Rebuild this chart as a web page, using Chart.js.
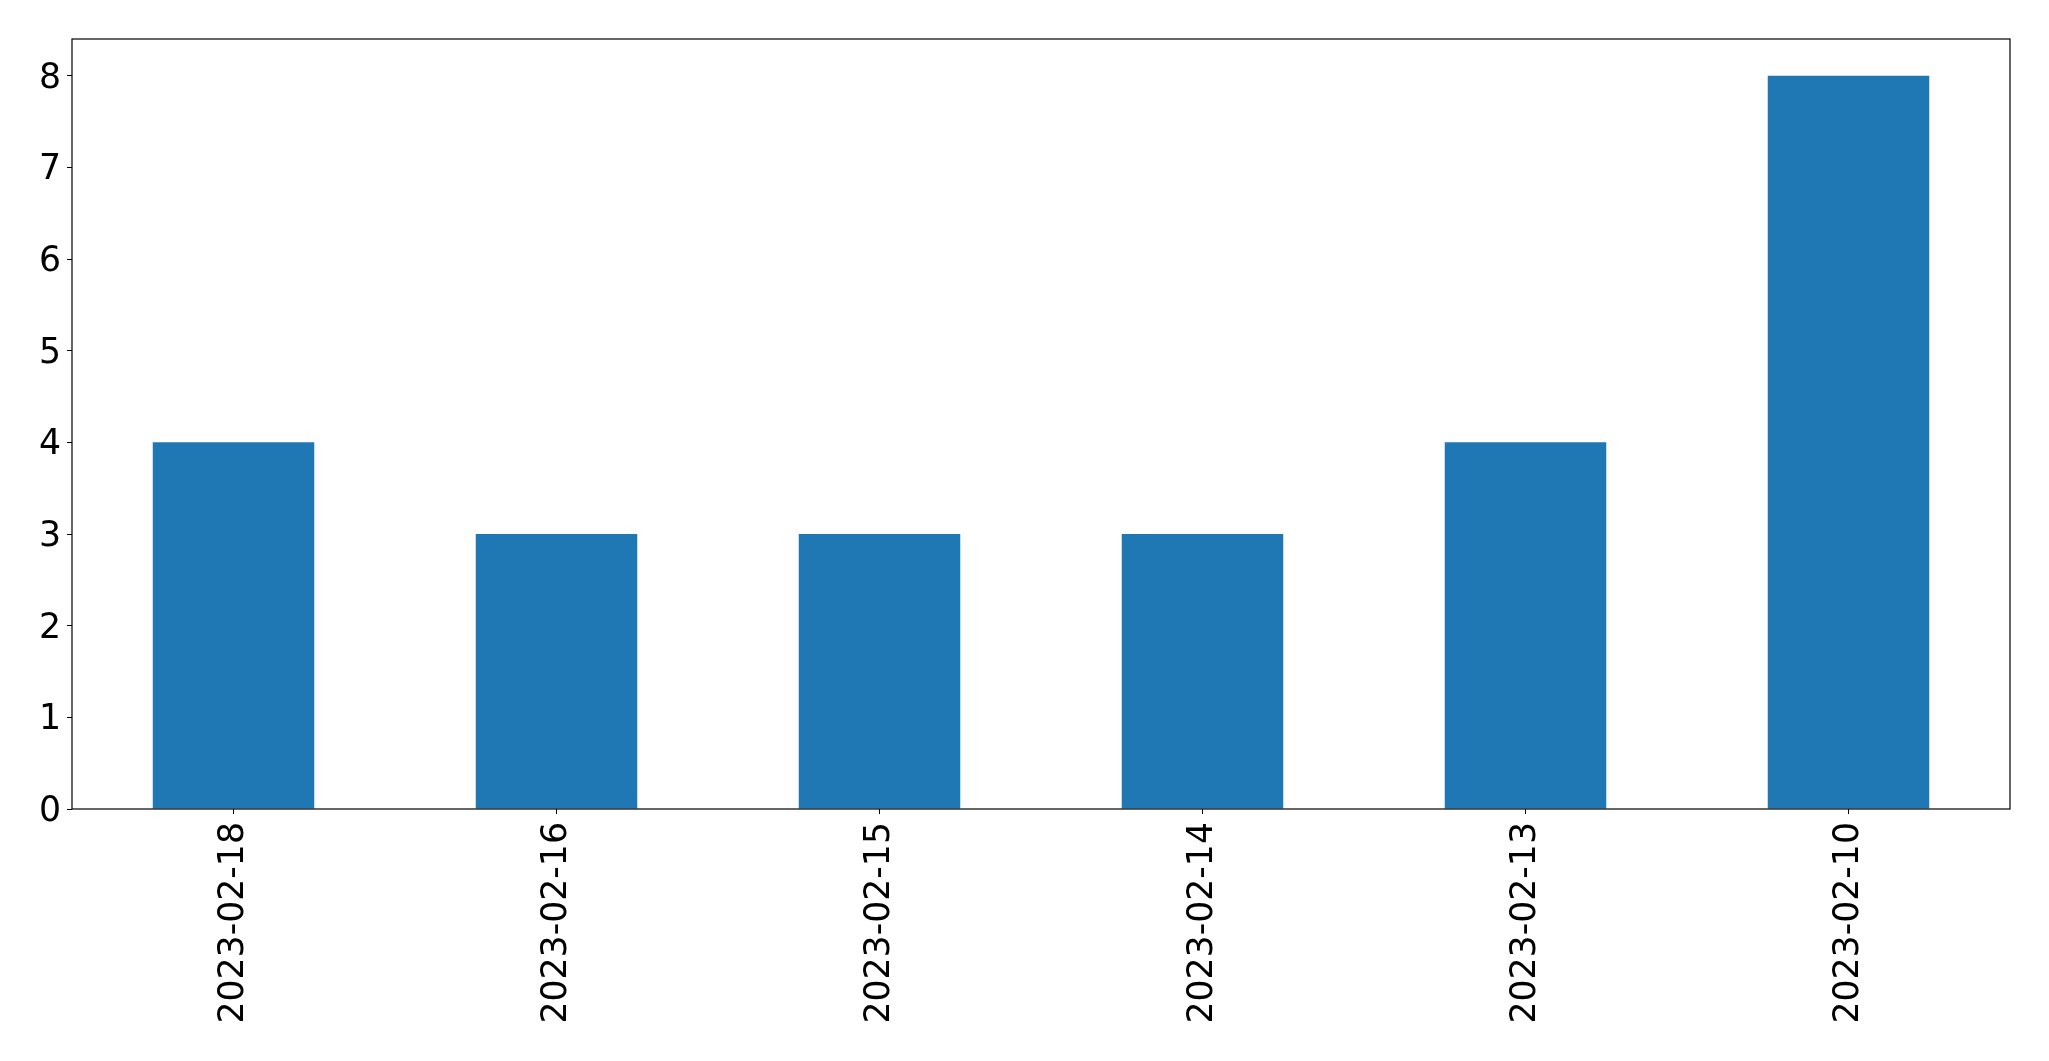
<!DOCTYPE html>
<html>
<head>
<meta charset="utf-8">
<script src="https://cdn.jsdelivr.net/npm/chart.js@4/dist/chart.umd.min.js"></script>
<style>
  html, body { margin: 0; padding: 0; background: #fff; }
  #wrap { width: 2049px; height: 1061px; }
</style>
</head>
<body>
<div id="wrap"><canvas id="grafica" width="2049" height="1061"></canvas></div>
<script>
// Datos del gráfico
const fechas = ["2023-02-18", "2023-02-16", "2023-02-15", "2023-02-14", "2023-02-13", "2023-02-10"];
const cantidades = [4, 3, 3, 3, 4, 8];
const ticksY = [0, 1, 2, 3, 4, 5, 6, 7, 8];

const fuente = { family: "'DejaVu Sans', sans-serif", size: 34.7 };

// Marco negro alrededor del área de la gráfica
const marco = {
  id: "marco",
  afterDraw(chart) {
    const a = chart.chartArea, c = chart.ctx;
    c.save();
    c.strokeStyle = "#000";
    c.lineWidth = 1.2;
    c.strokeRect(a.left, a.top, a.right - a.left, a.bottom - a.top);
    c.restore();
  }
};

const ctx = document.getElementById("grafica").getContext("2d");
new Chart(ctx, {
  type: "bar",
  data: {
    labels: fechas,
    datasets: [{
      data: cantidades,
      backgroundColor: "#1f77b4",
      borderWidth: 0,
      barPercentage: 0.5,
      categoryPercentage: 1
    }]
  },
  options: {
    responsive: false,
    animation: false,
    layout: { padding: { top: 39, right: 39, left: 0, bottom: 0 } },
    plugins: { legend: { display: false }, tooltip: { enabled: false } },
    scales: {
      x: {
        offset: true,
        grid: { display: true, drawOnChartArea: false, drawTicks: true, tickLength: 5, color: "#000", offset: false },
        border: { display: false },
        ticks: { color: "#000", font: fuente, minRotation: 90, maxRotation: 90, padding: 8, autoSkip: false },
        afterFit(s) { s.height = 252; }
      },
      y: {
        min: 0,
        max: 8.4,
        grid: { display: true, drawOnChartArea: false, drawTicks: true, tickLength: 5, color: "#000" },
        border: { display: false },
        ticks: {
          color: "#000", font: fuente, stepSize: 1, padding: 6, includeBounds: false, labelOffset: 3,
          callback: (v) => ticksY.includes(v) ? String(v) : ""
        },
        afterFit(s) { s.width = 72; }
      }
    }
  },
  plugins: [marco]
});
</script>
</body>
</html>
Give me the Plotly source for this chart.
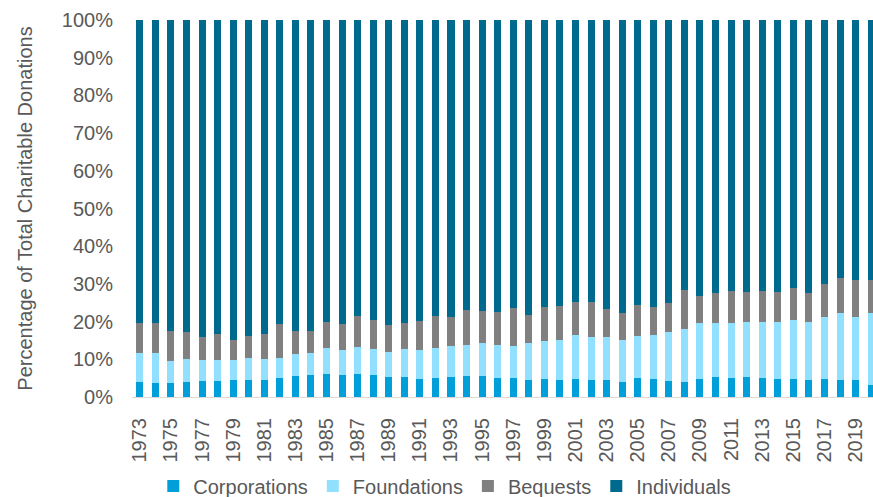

◇ ◇ ◇ ◇ ◇

_Written task_:
Take the records above and transcribe them exactly, dropping every picture.

_Full response_:
Rebuild this chart as a web page, using Chart.js.
<!DOCTYPE html>
<html>
<head>
<meta charset="utf-8">
<script src="https://cdn.jsdelivr.net/npm/chart.js@4/dist/chart.umd.min.js"></script>
<style>
  html, body { margin: 0; padding: 0; background: #fff; }
  #wrap { width: 2049px; height: 1061px; }
</style>
</head>
<body>
<div id="wrap"><canvas id="grafica" width="2049" height="1061"></canvas></div>
<script>
// Datos del gráfico
const fechas = ["2023-02-18", "2023-02-16", "2023-02-15", "2023-02-14", "2023-02-13", "2023-02-10"];
const cantidades = [4, 3, 3, 3, 4, 8];
const ticksY = [0, 1, 2, 3, 4, 5, 6, 7, 8];

const fuente = { family: "'DejaVu Sans', sans-serif", size: 34.7 };

// Marco negro alrededor del área de la gráfica
const marco = {
  id: "marco",
  afterDraw(chart) {
    const a = chart.chartArea, c = chart.ctx;
    c.save();
    c.strokeStyle = "#000";
    c.lineWidth = 1.2;
    c.strokeRect(a.left, a.top, a.right - a.left, a.bottom - a.top);
    c.restore();
  }
};

const ctx = document.getElementById("grafica").getContext("2d");
new Chart(ctx, {
  type: "bar",
  data: {
    labels: fechas,
    datasets: [{
      data: cantidades,
      backgroundColor: "#1f77b4",
      borderWidth: 0,
      barPercentage: 0.5,
      categoryPercentage: 1
    }]
  },
  options: {
    responsive: false,
    animation: false,
    layout: { padding: { top: 39, right: 39, left: 0, bottom: 0 } },
    plugins: { legend: { display: false }, tooltip: { enabled: false } },
    scales: {
      x: {
        offset: true,
        grid: { display: true, drawOnChartArea: false, drawTicks: true, tickLength: 5, color: "#000", offset: false },
        border: { display: false },
        ticks: { color: "#000", font: fuente, minRotation: 90, maxRotation: 90, padding: 8, autoSkip: false },
        afterFit(s) { s.height = 252; }
      },
      y: {
        min: 0,
        max: 8.4,
        grid: { display: true, drawOnChartArea: false, drawTicks: true, tickLength: 5, color: "#000" },
        border: { display: false },
        ticks: {
          color: "#000", font: fuente, stepSize: 1, padding: 6, includeBounds: false, labelOffset: 3,
          callback: (v) => ticksY.includes(v) ? String(v) : ""
        },
        afterFit(s) { s.width = 72; }
      }
    }
  },
  plugins: [marco]
});
</script>
</body>
</html>
Give me the Plotly source for this chart.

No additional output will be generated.